WHAT IS REQUIRED> Print exactly the lines from the first one down to the line containing "var yTicks = [0, 10, 20, 30, 40, 50, 60]", both ends included, with no pictures and nothing else.

PROVIDED DATA>
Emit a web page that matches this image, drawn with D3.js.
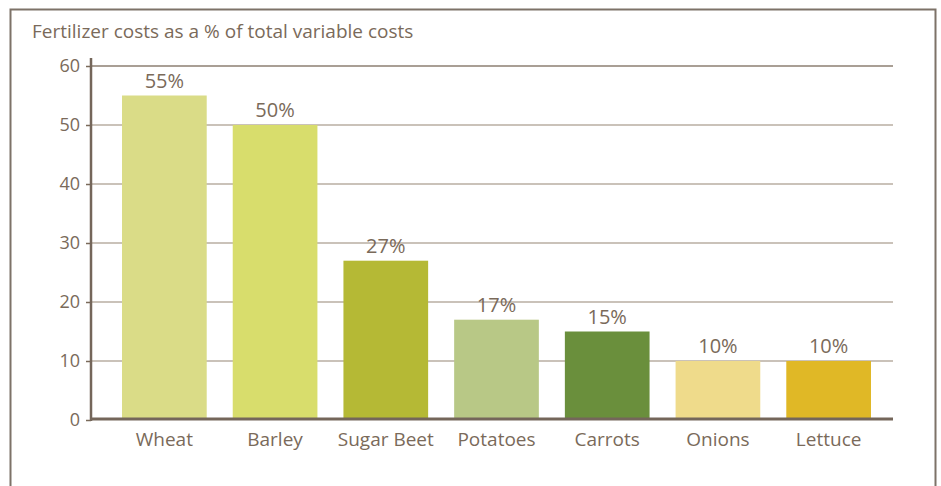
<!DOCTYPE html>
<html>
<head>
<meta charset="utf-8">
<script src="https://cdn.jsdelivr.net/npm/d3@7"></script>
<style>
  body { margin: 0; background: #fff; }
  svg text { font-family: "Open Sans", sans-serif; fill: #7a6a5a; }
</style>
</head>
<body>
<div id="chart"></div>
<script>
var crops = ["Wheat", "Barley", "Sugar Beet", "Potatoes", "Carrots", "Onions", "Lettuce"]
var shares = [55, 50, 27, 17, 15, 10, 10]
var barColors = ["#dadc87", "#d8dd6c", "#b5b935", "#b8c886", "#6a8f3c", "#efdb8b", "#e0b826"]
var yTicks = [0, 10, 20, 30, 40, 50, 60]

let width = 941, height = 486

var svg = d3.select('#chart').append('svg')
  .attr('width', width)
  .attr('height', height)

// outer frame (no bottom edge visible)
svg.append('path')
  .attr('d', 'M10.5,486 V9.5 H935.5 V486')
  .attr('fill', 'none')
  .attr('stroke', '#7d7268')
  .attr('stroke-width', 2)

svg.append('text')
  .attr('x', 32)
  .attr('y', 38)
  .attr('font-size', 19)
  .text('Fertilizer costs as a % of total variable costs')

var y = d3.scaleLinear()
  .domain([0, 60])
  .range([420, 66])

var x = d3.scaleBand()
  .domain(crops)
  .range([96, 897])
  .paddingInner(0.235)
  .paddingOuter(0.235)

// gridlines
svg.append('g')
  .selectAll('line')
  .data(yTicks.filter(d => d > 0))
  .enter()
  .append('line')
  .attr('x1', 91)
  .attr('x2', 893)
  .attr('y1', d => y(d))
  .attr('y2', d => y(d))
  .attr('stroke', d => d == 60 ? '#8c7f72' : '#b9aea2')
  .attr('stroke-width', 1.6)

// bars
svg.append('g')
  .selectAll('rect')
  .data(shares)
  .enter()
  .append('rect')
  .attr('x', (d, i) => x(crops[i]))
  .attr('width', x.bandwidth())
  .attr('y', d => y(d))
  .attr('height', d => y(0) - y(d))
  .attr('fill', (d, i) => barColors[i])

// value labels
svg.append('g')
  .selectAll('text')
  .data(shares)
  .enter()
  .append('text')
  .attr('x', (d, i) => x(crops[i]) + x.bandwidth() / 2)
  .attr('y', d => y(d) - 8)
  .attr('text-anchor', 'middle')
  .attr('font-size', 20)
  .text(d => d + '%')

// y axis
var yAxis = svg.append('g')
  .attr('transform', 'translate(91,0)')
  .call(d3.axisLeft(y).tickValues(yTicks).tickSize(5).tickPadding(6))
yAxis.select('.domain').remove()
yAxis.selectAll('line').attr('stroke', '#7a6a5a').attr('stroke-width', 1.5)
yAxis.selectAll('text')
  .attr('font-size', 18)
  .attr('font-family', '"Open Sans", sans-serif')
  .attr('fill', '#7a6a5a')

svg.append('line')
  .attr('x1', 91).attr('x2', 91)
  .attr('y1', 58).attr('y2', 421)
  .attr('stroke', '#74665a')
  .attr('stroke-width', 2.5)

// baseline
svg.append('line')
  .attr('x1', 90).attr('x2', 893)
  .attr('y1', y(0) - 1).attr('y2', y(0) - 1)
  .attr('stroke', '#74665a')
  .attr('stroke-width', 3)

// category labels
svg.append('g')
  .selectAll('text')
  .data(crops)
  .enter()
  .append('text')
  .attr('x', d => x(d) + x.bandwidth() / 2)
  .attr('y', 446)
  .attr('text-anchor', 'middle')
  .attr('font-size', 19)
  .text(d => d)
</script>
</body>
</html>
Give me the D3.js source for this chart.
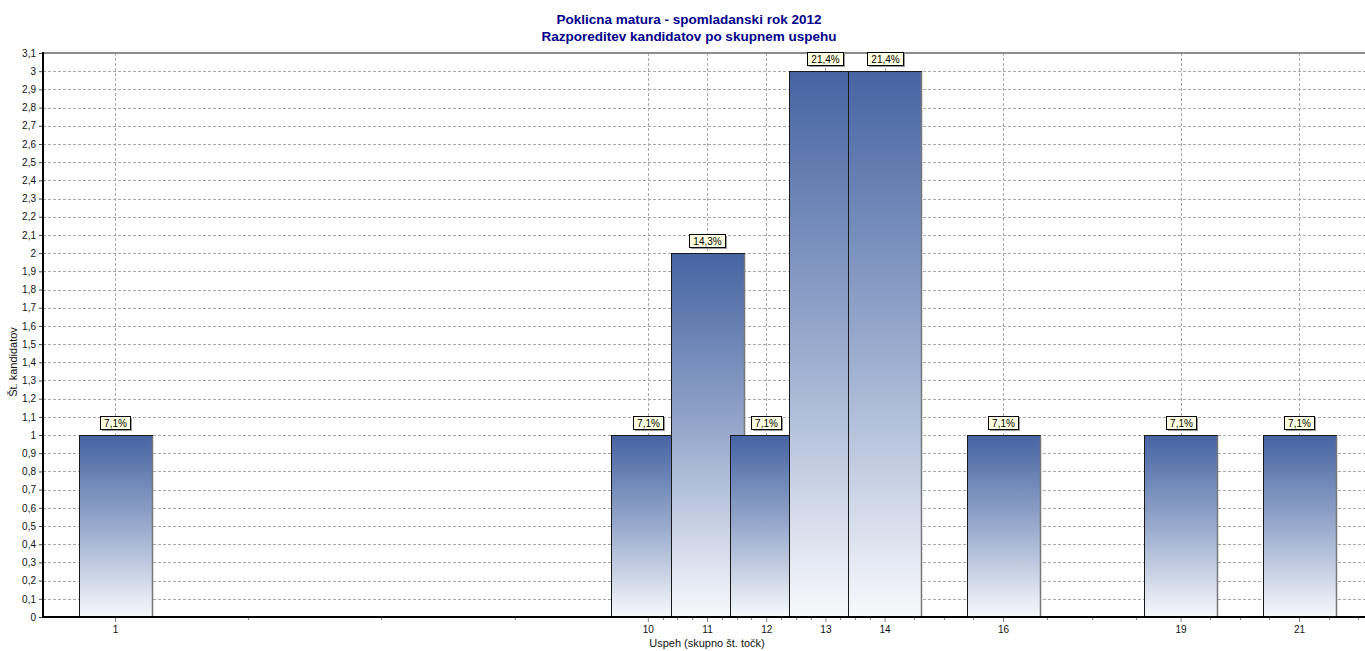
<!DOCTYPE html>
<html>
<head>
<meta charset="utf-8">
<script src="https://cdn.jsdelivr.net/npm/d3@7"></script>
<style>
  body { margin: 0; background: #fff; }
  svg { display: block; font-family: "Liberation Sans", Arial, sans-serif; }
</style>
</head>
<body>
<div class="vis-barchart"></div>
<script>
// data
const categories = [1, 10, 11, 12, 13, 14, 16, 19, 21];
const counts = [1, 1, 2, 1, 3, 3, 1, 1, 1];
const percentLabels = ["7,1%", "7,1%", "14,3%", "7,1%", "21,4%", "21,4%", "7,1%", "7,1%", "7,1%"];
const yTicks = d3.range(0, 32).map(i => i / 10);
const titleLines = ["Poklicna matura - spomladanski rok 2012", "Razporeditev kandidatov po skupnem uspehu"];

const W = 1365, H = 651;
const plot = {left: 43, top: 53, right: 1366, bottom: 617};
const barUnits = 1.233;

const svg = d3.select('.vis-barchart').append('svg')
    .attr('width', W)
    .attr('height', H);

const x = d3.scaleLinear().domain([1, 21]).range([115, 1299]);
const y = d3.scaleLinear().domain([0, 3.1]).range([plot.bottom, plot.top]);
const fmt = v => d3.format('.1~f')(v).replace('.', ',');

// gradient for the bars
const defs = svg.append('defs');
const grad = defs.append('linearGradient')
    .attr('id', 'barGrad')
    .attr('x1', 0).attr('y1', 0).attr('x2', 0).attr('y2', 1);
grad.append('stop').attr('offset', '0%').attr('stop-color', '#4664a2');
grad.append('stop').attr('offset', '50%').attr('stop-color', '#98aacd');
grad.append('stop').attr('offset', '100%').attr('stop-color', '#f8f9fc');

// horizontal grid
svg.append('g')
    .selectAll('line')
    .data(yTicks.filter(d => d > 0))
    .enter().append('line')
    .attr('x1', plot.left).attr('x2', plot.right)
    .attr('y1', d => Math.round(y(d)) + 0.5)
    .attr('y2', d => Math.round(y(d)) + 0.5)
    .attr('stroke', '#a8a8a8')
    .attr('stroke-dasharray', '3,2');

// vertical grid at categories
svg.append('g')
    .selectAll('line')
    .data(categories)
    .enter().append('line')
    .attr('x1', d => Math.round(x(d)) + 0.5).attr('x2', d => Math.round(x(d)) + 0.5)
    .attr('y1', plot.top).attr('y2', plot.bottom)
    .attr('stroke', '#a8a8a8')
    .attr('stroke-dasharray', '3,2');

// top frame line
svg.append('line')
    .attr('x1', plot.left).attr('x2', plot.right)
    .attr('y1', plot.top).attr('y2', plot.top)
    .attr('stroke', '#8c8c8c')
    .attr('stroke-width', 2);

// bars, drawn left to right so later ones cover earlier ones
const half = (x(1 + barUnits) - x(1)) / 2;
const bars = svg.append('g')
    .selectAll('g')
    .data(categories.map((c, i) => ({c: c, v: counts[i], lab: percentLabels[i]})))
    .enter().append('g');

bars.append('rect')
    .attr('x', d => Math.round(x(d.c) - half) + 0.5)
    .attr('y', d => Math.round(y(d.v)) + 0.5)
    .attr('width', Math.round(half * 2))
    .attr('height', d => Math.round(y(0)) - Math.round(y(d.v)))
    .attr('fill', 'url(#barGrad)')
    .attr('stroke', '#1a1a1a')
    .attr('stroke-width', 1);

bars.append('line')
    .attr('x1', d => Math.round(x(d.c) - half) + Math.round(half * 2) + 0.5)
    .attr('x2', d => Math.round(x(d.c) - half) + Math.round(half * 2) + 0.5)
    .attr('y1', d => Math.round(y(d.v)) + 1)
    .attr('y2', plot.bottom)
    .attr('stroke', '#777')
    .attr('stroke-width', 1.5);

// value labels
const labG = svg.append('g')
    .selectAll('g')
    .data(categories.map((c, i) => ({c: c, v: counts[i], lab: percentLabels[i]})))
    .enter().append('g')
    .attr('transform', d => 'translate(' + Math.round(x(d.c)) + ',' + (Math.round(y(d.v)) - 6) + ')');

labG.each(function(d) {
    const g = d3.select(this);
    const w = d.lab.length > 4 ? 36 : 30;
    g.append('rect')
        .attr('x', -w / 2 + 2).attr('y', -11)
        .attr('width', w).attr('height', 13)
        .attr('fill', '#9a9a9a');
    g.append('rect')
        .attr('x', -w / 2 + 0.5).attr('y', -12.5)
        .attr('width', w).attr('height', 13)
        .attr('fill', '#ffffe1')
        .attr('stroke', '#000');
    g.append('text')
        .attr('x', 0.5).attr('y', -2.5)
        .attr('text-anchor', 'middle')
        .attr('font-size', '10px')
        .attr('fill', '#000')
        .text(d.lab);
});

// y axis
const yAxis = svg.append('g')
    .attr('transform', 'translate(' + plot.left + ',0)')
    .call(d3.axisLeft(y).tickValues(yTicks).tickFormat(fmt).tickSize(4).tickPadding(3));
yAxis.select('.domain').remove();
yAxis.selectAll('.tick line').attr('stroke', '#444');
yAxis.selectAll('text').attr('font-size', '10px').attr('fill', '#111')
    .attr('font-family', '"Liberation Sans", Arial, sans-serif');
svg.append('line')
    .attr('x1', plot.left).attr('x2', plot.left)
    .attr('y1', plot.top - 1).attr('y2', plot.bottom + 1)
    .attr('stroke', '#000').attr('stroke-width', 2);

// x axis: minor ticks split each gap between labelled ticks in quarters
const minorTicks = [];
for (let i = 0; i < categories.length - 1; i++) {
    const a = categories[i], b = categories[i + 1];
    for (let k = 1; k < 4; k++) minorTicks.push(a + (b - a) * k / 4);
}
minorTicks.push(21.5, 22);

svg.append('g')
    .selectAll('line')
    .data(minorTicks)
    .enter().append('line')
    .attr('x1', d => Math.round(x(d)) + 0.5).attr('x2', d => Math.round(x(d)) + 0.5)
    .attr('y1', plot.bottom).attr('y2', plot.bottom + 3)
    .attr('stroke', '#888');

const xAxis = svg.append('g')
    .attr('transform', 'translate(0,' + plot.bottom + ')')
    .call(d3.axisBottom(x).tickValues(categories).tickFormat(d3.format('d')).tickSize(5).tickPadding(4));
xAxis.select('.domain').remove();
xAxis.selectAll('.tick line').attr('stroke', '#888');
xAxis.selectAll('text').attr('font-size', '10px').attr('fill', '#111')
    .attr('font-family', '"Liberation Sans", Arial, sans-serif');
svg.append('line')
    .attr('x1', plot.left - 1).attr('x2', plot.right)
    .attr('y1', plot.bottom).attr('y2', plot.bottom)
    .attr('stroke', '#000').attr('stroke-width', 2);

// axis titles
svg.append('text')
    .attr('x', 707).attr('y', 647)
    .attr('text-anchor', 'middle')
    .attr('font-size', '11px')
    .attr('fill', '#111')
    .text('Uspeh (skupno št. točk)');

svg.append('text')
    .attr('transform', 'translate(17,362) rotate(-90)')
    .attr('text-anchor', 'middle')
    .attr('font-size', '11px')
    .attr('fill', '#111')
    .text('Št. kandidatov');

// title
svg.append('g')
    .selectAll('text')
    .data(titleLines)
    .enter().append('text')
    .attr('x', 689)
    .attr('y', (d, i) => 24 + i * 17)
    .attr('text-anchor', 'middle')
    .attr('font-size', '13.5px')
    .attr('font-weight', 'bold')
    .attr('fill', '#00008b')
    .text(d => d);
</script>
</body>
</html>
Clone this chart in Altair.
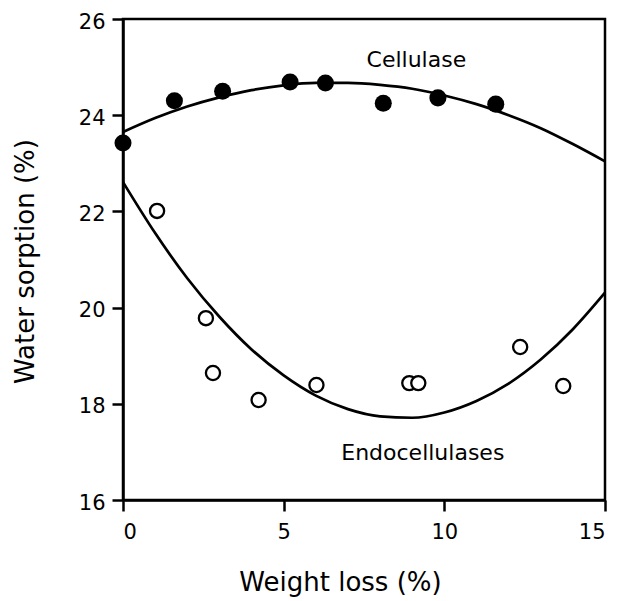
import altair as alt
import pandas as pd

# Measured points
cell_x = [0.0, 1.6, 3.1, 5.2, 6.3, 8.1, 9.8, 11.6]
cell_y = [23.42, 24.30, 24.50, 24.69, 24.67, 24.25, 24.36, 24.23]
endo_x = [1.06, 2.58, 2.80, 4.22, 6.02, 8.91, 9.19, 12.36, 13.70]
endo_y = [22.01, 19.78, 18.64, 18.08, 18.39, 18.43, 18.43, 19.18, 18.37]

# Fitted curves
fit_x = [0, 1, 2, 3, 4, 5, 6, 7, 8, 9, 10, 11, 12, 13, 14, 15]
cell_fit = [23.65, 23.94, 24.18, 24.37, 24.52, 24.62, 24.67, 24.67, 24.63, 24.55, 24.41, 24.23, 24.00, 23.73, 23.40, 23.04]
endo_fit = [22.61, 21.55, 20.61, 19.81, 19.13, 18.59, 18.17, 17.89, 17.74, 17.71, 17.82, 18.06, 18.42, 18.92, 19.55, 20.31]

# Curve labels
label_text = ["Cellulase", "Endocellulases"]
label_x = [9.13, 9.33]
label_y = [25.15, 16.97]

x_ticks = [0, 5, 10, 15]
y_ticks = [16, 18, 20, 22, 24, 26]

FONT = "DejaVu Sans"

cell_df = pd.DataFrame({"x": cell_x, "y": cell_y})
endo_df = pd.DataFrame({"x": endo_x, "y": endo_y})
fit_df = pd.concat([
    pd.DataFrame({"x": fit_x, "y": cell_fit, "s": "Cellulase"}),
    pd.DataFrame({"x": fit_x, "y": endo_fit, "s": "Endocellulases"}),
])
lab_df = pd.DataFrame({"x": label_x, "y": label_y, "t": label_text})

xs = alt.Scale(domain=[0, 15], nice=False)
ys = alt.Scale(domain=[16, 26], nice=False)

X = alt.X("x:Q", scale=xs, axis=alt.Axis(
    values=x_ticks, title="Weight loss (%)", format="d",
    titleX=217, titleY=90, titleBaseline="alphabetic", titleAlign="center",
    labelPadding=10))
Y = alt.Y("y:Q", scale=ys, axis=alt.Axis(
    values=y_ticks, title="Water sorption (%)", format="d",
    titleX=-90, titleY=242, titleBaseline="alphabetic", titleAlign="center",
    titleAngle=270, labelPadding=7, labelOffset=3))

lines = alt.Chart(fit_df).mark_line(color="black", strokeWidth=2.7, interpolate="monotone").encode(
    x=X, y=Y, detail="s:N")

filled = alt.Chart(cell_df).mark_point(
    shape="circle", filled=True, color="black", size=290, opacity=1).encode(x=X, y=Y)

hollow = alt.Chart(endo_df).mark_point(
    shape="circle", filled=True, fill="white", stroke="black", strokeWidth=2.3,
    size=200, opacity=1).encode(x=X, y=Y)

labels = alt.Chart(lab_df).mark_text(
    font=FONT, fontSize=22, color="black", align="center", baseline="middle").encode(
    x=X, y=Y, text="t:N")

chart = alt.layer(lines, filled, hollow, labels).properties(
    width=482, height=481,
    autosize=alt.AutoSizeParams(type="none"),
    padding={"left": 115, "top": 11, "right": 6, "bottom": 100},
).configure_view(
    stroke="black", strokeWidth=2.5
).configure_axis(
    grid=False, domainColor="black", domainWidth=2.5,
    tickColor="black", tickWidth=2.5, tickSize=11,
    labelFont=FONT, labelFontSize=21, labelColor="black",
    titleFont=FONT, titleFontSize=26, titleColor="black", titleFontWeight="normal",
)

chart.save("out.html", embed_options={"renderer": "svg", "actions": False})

WRITTEN RESPONSE>
Emit a web page that matches this image, drawn with D3.js.
<!DOCTYPE html>
<html>
<head>
<meta charset="utf-8">
<script src="https://cdn.jsdelivr.net/npm/d3@7"></script>
<style>
  body { margin: 0; background: #fff; }
  svg text { font-family: "Open Sans", sans-serif; fill: #7a6a5a; }
</style>
</head>
<body>
<div id="chart"></div>
<script>
var crops = ["Wheat", "Barley", "Sugar Beet", "Potatoes", "Carrots", "Onions", "Lettuce"]
var shares = [55, 50, 27, 17, 15, 10, 10]
var barColors = ["#dadc87", "#d8dd6c", "#b5b935", "#b8c886", "#6a8f3c", "#efdb8b", "#e0b826"]
var yTicks = [0, 10, 20, 30, 40, 50, 60]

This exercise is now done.